なお、この画面での表示される「項目」および「パケットの背景色」について解説しておきます。
▼各カラムに表示されているデータについて
項目 | 説明 |
No. | キャプチャしたパケットの通し番号。 |
Time | キャプチャ開始時点からの相対時間。 |
Source | 送信元IPアドレス|送信元MACアドレス(ベンダーコード表示あり)。 |
Destination | 宛先IPアドレス|宛先MACアドレス(ベンダーコード表示あり)。 |
Protocol | パケットで使用しているプロトコル。 |
Length | パケット全体のサイズ(バイト数)。 |
Info | パケットの詳細情報。 |
この中でパケットの分析を行う際に良く見るのは「Source」、「Destination」、「Protocol」、「Info」です。
上記の項目を見れば大まかにですが「どのIPアドレスからどのIPアドレスに送られたどんなプロトコルの通信なのか?」ということが分かるため、ここでざっくりと通信の内容を把握することが出来ます。
▼パケットの色の違いについて
上記はキャプチャ画面で表示されるパケットの色分けルールです。例えばHTTP通信の場合はパケットの背景が緑色で表示され、ICMP(ping)の場合はピンク色で表示されるなどの色分けルールが存在します。
こちらの色分けルールについて、障害調査時などで注視すべきなのが「赤色」と「黒色」のパケットです。この2つの色に変わっているパケットは通信が失敗している可能性が高いので、何かしらトラブルが起こった場合は上記のパケットを起点に調査を行うと原因が判明しやすいです。
④詳細なパケット情報を分析する
では、最後により詳しいパケット情報を調べる方法について説明します。
Wiresharkでキャプチャしたパケットのレコードを選択すると、画面の下部にパケットの詳細情報が出てきます。ここで出てきたデータを見ることで、より詳しくパケットの内容を確認することが出来ます。

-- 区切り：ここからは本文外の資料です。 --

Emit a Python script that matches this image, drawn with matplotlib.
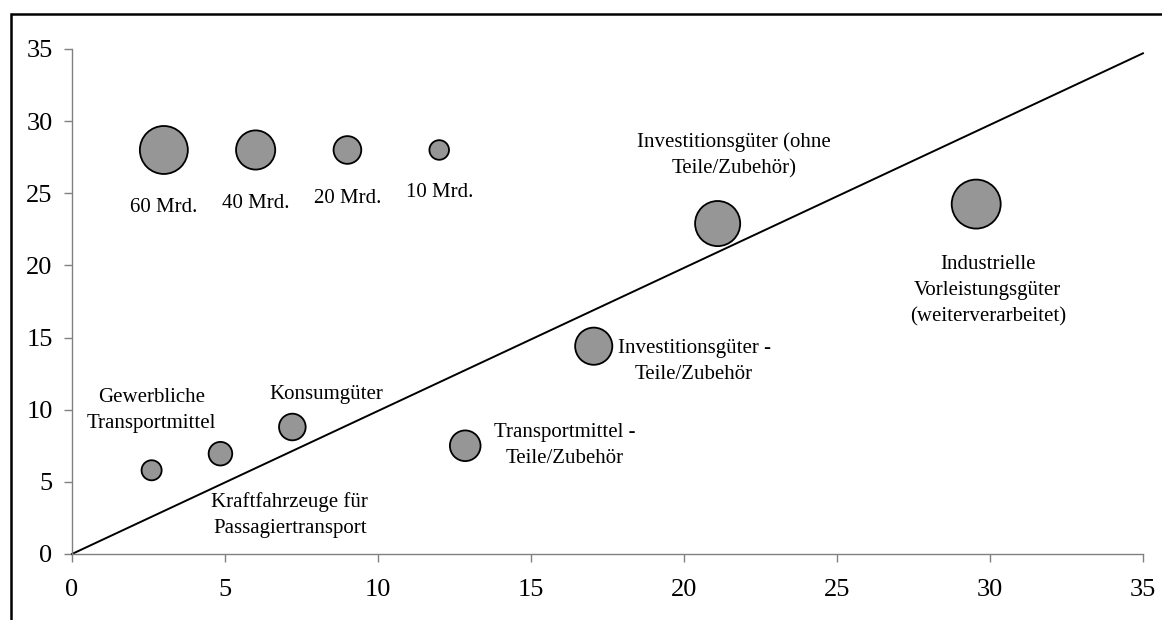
import matplotlib.pyplot as plt
from matplotlib.patches import Rectangle

plt.rcParams['font.family'] = ['Liberation Serif', 'DejaVu Serif']

# size legend bubbles
legend_x = [3, 6, 9, 12]
legend_y = [28, 28, 28, 28]
legend_vals = [60, 40, 20, 10]
legend_labels = ["60 Mrd.", "40 Mrd.", "20 Mrd.", "10 Mrd."]

# data bubbles
names = ["Gewerbliche\nTransportmittel",
         "Kraftfahrzeuge für\nPassagiertransport",
         "Konsumgüter",
         "Transportmittel -\nTeile/Zubehör",
         "Investitionsgüter -\nTeile/Zubehör",
         "Investitionsgüter (ohne\nTeile/Zubehör)",
         "Industrielle\nVorleistungsgüter\n(weiterverarbeitet)"]
x = [2.6, 4.85, 7.2, 12.85, 17.05, 21.1, 29.55]
y = [5.8, 6.95, 8.8, 7.5, 14.4, 22.9, 24.25]
vol = [10.5, 14.5, 18.5, 24.5, 36, 53, 62.5]

# diagonal line
line_x = [0, 35]
line_y = [0, 34.7]

fig = plt.figure(figsize=(11.62, 6.2), dpi=100)
ax = fig.add_axes([0.062, 0.1065, 0.9216, 0.8145])

scale = 19.9
ax.scatter(legend_x, legend_y, s=[v * scale for v in legend_vals],
           c='#969696', edgecolors='black', linewidths=1.3, zorder=3)
ax.scatter(x, y, s=[v * scale for v in vol],
           c='#969696', edgecolors='black', linewidths=1.3, zorder=3)
ax.plot(line_x, line_y, color='black', lw=1.4, zorder=2, clip_on=False)

# legend labels
leg_pos = [(3, 24.0), (6, 24.3), (9, 24.65), (12, 25.05)]
for (tx, ty), t in zip(leg_pos, legend_labels):
    ax.text(tx, ty, t, ha='center', va='center', fontsize=15)

# point labels
lab_pos = [(2.6, 9.93), (7.12, 2.7), (8.3, 11.04), (16.1, 7.5),
           (20.33, 13.33), (21.63, 27.64), (29.93, 18.26)]
for (tx, ty), t in zip(lab_pos, names):
    ax.text(tx, ty, t, ha='center', va='center', fontsize=15,
            linespacing=1.5)

ax.set_xlim(0, 35)
ax.set_ylim(0, 35)
ax.set_xticks(range(0, 36, 5))
ax.set_yticks(range(0, 36, 5))
ax.spines['top'].set_visible(False)
ax.spines['right'].set_visible(False)
for s in ['left', 'bottom']:
    ax.spines[s].set_color('#808080')
    ax.spines[s].set_linewidth(1.0)
ax.tick_params(axis='both', direction='out', length=6, width=1.0,
               color='#808080', labelsize=19)
ax.tick_params(axis='x', pad=12)
ax.tick_params(axis='y', pad=8)

# outer frame
fig.patches.append(Rectangle((11 / 1162, -0.1), 1.2, 1.1 - 14 / 620,
                             transform=fig.transFigure, fill=False,
                             edgecolor='black', lw=1.8))

fig.savefig('out.png', dpi=100)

例えば上記のパケットだと、送信元MACアドレス、宛先MACアドレス、送信元ポート番号、宛先ポート番号などのデータも確認できます。
このパケットだと「IPアドレスが192.168.1.1の機器のUDP:65081ポートから1947ポート宛てに発信されているブロードキャスト通信」ということが分かります。

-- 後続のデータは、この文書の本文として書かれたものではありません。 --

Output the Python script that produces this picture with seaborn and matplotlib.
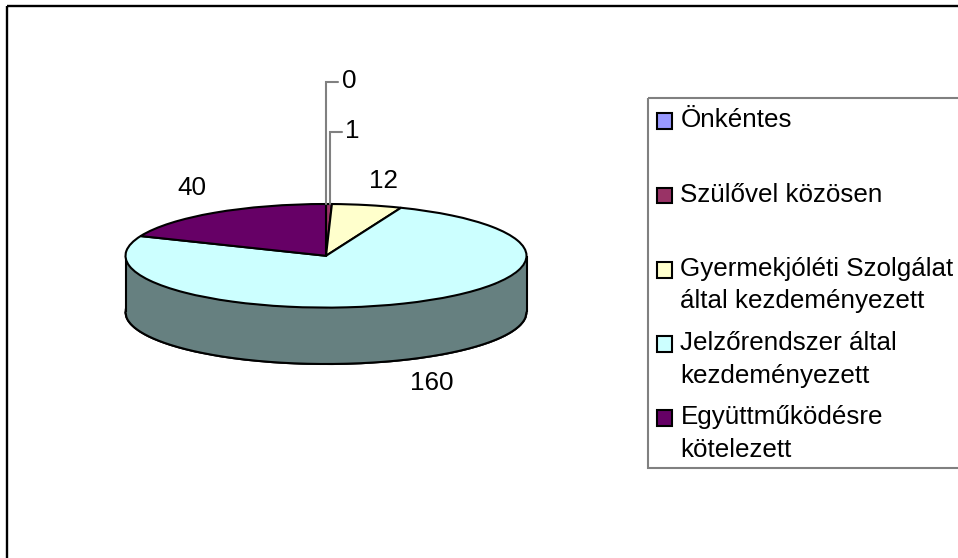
import numpy as np
import matplotlib
matplotlib.use("Agg")
import matplotlib.pyplot as plt
from matplotlib.patches import Patch, Rectangle
from matplotlib.legend_handler import HandlerPatch
import seaborn as sns

categories = ["Önkéntes", "Szülővel közösen",
              "Gyermekjóléti Szolgálat\náltal kezdeményezett",
              "Jelzőrendszer által\nkezdeményezett",
              "Együttműködésre\nkötelezett"]
values = [0, 1, 12, 160, 40]
top_colors = ["#9999FF", "#993366", "#FFFFCC", "#CCFFFF", "#660066"]
wall_colors = ["#4C4C80", "#4C1933", "#808066", "#668080", "#330033"]

W, H = 958, 558
sns.set_theme(style="white")
plt.rcParams["font.family"] = ["Liberation Sans", "DejaVu Sans"]
FS = 18.7
LW = 1.5
GREY = "#808080"
fig = plt.figure(figsize=(W / 100, H / 100), dpi=100, facecolor="white")

# full-figure overlay in pixel coordinates for frame, labels and leaders
ov = fig.add_axes([0, 0, 1, 1], zorder=3)
ov.set_xlim(0, W); ov.set_ylim(H, 0); ov.axis("off")
ov.add_patch(Rectangle((7.5, 5.5), W + 20, H + 20, fill=False, ec="black", lw=1.7))
ov.add_patch(Rectangle((648, 97.5), W, 370.5, fill=False, ec=GREY, lw=LW))

# pie axes: the ellipse comes from stretching the axes (auto aspect)
L, R, T, B = 125.5, 526.5, 204, 364
ry_px = 51.8
depth = (B - T - 2 * ry_px) / ry_px
ax = fig.add_axes([L / W, 1 - B / H, (R - L) / W, (B - T) / H], zorder=2)
edge = dict(edgecolor="black", linewidth=LW)
ax.pie(values, colors=wall_colors, startangle=90, counterclock=False,
       center=(0, -depth), radius=1, wedgeprops=edge)
x = np.linspace(-1, 1, 400)
arc = np.sqrt(1 - x ** 2)
ax.fill_between(x, -arc - depth, -arc, color=wall_colors[3], lw=0, zorder=3)
ax.plot(x, -arc - depth, color="black", lw=LW, zorder=4, clip_on=False)
ax.vlines([-1, 1], [-depth, -depth], [0, 0], color="black", lw=LW, zorder=4, clip_on=False)
wedges, _ = ax.pie(values, colors=top_colors, startangle=90, counterclock=False,
                   radius=1, wedgeprops=edge)
for w in wedges:
    w.set_zorder(5)
ax.set_aspect("auto")
ax.set_xlim(-1, 1)
ax.set_ylim(-1 - depth, 1)
for a in ax.patches:
    a.set_clip_on(False)

# data labels with leaders
label_pos = [(349.5, 81), (352.5, 131), (383, 181), (431.5, 383), (191.5, 188)]
for (lx, ly), v in zip(label_pos, values):
    ov.text(lx, ly, str(v), ha="center", va="center", fontsize=FS, color="black")
ov.plot([338, 326, 326], [82, 82, 204], color=GREY, lw=LW, solid_joinstyle="miter")
ov.plot([342, 330, 330], [132, 132, 204], color=GREY, lw=LW, solid_joinstyle="miter")


# legend: swatches sit beside the first text line
def swatch(legend, orig_handle, xdescent, ydescent, width, height, fontsize):
    return Rectangle((-xdescent, -ydescent - 3.6), width, height)


handles = [Patch(facecolor=c, edgecolor="black", linewidth=LW) for c in top_colors]
labels = [c if "\n" in c else c + "\n " for c in categories]
leg = fig.legend(handles, labels, loc="upper left",
                 handler_map={Patch: HandlerPatch(patch_func=swatch)},
                 bbox_to_anchor=(648 / W, 1 - 99.5 / H), frameon=False, fontsize=FS,
                 handlelength=0.58, handleheight=0.56, handletextpad=0.33,
                 labelspacing=0.68, borderpad=0.34, borderaxespad=0, labelcolor="black")
leg.set_zorder(4)
for hp in leg._legend_handle_box.get_children()[0].get_children():
    hp.align = "top"
for t in leg.get_texts():
    t.set_linespacing(1.45)

fig.savefig("out.png", dpi=100)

このように、詳細データを見ることでより詳しい情報の分析が行えるようになります。
Wiresharkで知っておくと便利な機能
これまででWiresharkで基本的なパケットの表示が出来るようになったと思います。
では、ここからはWiresharkで知っておくとパケットの分析が便利になる機能について紹介を行っていきます。
①検索機能・フィルタリング機能
Wiresharkではネットワーク上を流れるパケットを見ることが出来ますが、Wiresharkで収集できるデータは非常に膨大なため、隅から隅まで確認して目的のパケットを見つけようと思うと時間がいくらあっても足りません。
そのため、Wiresharkでは収集したパケットに対して「検索」や「フィルタリング」を行って目的のパケットを探し出すのが一般的な使い方です。

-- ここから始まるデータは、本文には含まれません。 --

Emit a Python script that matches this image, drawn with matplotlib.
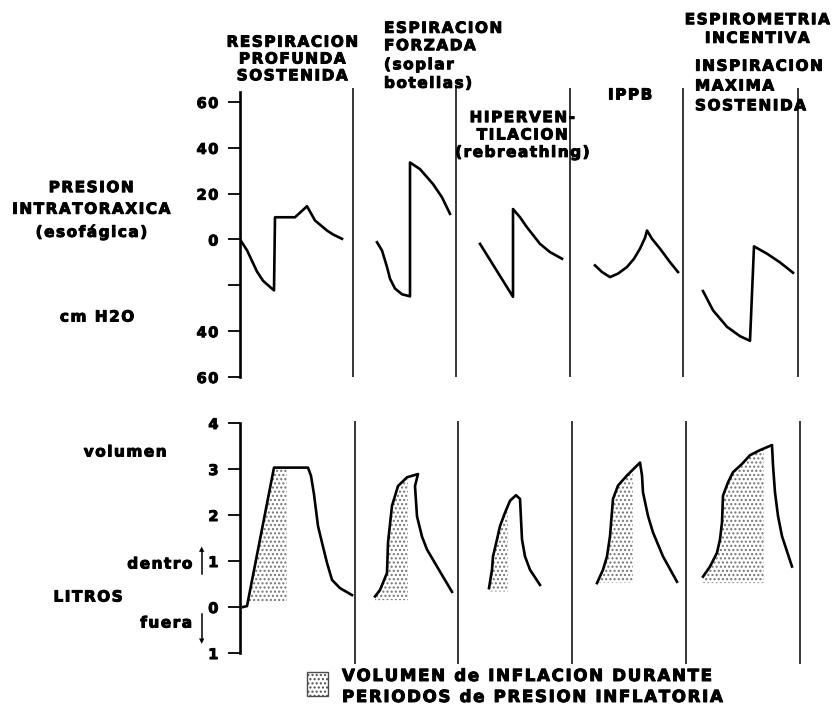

例えば、下記のように「送信元IPアドレスが192.168.1.1のパケットのみを表示」などのフィルタを掛けることができます。
なお、検索機能・フィルタリング機能の詳しいやり方については下記の記事に操作方法をまとめているので、良ければご覧ください。
https://vanilla-ice.info/wireshark-filtering/
②パケットの保存
Wiresharkでは収集したパケットのデータを保存することが出来ます。データを保存しておくことで、後から詳細な分析を行ったり、他のユーザにデータを共有して問題解決を手伝ってもらったり、エビデンスとして記録しておくことが可能です。
キャプチャしたパケットの保存方法は簡単で、まず普段通りパケットキャプチャを開始していただき、その後に「停止」で一度パケットの収集を止めてから画面左上の「ファイル」→「保存」を行うだけです。
ここでファイルとして保存しておけば、Wiresharkの画面を一度閉じても、保存したデータを開くことで再度パケットキャプチャ画面を開くことができるようになります。
③グラフ機能
Wiresharkでは収集したパケットの情報を分析してグラフ化することも出来ます。単純な文字列のデータではなくグラフで表示することで障害箇所や問題となっている通信が視覚的に分かりやすくなるので、ネットワークの障害分析を行う際には非常に有用です。
グラフ画面の出し方は、普段通りパケットキャプチャを開始したのち、画面上部にある「統計」→「入出力グラフ」をクリックすることでグラフが表示されます。
グラフ画面が出た後は、左下の「+」ボタンで新しいグラフを追加して、設定項目の中の「Display Filter」でフィルタリング条件(ip.addr == 192.168.1.1等)を追加すれば、フィルタ条件に合ったパケットのデータがグラフ化されます。
まとめ:Wiresharkの基本的な操作方法・画面の見方について解説!
今回の記事では、Wiresharkの基本的な使い方・画面の見方について解説を行わせていただきました。
この記事でWiresharkの使い方を学ぶことで、Wiresharkを使用して簡単なパケットキャプチャを行うことが出来るようになります。
Wiresharkを使いこなすことが出来れば通信のパケットを収集・解析することが可能になるため、ネットワーク障害が起こった際には原因となる箇所の特定・分析なども出来るようになります。
IT技術者にとってWiresharkはほぼ必須級のツールなので、ぜひ使いこなせるように色々と勉強を頑張っていきましょう!